__Problem description__: Your task is to locate every line holding the string "this" and to copy each of them.

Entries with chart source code
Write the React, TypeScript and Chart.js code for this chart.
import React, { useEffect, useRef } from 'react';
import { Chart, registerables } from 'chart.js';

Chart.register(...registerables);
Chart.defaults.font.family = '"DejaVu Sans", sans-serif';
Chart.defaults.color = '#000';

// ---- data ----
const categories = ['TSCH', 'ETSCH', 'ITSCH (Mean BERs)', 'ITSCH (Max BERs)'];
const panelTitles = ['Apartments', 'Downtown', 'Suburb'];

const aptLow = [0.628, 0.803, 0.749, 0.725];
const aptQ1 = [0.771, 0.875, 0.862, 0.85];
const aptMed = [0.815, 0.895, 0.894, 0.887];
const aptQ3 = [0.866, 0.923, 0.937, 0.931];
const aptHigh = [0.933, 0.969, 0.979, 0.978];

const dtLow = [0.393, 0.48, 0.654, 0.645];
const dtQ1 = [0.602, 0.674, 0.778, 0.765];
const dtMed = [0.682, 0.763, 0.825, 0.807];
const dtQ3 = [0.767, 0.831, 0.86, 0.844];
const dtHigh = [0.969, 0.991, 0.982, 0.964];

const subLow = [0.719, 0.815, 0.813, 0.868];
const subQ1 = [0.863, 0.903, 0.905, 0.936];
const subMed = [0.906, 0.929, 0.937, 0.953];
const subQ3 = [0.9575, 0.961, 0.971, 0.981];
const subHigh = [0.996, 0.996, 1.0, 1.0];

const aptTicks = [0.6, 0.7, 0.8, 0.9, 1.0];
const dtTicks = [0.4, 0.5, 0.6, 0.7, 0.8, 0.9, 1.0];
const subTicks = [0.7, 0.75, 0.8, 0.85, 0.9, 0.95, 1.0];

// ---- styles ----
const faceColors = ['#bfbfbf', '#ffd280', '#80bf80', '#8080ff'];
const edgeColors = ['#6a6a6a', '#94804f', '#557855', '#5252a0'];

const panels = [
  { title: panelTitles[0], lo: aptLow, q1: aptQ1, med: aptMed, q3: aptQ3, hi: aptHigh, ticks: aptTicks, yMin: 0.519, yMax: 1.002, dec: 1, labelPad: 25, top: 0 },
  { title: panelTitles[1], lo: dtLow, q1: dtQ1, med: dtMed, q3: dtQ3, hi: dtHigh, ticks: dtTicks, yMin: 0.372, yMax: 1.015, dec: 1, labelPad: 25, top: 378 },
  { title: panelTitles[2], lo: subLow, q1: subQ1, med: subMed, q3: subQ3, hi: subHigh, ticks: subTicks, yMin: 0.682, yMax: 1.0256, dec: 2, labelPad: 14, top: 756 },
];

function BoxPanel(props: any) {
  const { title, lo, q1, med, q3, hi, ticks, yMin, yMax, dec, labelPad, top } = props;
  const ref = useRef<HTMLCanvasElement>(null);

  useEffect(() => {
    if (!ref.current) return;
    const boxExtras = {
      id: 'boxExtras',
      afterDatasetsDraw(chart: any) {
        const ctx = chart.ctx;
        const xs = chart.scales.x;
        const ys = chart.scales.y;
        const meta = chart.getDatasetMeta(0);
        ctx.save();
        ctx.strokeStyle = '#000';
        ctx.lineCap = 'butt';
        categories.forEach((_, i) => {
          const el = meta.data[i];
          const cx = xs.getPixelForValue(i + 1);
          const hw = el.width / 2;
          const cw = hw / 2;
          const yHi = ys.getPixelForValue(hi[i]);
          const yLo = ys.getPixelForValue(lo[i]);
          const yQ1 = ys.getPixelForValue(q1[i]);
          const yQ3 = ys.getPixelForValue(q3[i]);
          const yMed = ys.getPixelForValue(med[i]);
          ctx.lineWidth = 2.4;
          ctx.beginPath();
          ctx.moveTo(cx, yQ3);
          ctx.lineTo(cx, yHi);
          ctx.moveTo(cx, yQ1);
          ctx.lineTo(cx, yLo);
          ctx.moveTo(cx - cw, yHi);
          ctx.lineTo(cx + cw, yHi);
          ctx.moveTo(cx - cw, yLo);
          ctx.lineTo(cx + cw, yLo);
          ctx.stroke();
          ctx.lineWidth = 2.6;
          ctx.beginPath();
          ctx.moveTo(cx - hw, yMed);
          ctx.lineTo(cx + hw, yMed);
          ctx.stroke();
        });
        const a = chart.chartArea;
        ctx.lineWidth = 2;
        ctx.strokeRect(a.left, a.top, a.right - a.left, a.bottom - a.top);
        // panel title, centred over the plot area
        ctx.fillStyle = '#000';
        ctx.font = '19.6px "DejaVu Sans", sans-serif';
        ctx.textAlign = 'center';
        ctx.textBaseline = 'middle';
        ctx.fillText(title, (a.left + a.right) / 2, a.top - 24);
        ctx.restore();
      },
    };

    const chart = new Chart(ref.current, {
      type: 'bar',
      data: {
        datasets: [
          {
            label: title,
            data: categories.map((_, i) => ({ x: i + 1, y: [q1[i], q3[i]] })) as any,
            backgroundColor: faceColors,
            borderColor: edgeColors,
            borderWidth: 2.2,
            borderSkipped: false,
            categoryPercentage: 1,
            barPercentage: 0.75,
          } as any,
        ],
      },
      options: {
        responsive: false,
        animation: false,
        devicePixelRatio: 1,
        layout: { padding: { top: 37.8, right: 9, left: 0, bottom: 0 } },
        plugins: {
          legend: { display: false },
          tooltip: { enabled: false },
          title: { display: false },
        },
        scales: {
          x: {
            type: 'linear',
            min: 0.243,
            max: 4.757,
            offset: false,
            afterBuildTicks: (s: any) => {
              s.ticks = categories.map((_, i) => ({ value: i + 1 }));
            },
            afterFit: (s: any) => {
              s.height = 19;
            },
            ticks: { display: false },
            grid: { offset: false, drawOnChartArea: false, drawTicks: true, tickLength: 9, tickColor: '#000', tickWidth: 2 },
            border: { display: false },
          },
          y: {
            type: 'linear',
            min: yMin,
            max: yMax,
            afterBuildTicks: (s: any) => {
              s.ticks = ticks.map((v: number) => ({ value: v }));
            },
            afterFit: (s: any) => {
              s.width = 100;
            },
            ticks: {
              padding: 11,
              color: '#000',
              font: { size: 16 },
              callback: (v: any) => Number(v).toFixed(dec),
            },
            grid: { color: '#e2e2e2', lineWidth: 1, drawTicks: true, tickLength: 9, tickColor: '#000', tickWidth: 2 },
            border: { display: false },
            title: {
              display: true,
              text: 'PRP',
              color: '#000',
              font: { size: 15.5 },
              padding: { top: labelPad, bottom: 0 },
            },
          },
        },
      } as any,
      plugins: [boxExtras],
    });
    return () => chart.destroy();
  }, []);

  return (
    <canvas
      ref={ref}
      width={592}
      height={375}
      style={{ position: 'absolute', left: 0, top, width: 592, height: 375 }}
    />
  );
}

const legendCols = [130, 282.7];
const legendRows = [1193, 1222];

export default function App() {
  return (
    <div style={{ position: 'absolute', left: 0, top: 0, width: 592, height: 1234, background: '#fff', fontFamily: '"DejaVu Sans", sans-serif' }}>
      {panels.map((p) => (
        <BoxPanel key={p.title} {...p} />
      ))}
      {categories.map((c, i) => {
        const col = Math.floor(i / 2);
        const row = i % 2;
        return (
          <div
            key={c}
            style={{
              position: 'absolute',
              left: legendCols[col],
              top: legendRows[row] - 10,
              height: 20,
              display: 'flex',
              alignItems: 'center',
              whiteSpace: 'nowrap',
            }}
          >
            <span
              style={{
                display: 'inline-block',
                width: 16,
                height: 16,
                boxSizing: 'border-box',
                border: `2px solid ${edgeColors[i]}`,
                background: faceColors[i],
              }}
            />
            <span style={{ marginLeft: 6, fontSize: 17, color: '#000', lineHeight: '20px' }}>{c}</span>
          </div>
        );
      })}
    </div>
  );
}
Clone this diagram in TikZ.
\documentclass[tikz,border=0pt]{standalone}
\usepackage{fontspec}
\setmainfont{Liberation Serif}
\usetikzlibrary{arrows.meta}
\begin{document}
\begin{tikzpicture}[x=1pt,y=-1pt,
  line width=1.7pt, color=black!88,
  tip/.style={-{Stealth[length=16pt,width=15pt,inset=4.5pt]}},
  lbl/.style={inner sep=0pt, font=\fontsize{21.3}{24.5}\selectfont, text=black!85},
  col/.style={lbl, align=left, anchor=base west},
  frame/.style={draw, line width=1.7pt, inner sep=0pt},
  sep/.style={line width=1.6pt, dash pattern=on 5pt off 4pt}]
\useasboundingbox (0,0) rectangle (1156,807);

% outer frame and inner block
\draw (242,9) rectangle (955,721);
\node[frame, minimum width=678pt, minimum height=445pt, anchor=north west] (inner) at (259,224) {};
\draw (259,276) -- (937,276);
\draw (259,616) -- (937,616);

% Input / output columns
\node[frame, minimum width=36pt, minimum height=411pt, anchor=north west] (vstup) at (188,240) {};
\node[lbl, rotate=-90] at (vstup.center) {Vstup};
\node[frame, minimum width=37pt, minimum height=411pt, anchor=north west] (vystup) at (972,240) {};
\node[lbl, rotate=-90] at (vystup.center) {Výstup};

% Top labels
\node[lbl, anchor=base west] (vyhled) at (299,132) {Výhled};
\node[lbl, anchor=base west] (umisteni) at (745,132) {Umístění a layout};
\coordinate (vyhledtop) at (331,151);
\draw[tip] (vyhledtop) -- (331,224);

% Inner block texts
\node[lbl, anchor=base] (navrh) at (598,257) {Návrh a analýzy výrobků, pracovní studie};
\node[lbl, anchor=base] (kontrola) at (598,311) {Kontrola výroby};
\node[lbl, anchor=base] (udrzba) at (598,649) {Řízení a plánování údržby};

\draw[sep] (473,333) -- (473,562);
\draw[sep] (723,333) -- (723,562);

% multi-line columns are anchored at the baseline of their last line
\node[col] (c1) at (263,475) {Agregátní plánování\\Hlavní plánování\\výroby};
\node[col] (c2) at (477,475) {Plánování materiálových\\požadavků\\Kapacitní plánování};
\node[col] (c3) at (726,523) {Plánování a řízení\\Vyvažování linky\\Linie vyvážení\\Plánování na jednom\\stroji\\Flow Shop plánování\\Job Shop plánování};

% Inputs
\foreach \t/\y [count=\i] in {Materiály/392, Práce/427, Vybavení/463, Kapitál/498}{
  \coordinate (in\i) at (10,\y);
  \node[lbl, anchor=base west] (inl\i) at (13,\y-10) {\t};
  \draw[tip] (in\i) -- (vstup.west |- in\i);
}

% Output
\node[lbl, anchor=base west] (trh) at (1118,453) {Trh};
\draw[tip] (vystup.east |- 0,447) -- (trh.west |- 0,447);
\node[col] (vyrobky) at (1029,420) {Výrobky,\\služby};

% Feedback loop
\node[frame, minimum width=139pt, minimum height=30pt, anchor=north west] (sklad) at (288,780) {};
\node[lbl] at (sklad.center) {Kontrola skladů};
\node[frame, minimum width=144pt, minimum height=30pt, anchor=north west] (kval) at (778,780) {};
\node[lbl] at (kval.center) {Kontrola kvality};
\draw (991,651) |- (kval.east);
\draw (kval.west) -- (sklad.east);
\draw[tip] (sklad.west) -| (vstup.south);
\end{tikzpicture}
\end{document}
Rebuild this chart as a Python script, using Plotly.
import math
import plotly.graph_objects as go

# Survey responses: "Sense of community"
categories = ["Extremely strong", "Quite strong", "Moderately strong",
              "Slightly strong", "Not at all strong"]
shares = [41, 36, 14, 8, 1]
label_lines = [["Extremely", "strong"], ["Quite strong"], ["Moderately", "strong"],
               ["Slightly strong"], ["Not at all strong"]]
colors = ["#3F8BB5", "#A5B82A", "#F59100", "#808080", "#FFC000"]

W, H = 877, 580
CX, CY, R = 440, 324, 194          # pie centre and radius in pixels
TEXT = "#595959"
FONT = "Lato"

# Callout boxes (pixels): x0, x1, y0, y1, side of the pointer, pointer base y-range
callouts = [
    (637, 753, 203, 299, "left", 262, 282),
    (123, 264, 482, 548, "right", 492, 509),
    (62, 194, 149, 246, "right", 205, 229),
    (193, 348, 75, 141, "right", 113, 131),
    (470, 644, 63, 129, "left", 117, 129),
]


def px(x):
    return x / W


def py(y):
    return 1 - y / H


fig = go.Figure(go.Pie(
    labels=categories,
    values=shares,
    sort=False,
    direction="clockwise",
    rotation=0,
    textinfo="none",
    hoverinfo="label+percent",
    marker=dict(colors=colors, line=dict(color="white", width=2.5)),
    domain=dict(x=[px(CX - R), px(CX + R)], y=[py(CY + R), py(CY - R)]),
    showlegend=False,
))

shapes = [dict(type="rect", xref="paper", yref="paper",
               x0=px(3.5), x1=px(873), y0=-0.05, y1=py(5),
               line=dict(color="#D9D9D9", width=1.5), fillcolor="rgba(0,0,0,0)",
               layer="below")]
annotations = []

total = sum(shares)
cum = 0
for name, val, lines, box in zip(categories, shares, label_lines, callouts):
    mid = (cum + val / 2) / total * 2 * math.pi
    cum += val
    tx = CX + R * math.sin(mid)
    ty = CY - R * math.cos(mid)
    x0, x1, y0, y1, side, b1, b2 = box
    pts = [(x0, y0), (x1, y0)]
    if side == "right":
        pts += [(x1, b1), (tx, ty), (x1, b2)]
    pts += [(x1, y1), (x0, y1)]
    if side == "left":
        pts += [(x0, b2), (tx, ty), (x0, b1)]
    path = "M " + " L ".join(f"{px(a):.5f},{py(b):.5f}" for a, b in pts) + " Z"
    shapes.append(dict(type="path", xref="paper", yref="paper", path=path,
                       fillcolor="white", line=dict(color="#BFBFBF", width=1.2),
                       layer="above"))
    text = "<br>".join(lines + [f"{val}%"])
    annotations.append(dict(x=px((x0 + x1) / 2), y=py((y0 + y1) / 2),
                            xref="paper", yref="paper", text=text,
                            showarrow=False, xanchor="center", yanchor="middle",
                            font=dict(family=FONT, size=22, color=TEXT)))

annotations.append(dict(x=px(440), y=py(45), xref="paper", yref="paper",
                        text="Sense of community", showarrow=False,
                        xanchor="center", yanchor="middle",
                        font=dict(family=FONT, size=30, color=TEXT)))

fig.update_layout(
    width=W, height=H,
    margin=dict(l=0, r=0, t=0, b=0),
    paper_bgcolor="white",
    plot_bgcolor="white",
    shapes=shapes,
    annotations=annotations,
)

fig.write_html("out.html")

__Task output__:
Write the React, TypeScript and Chart.js code for this chart.
Clone this diagram in TikZ.
Rebuild this chart as a Python script, using Plotly.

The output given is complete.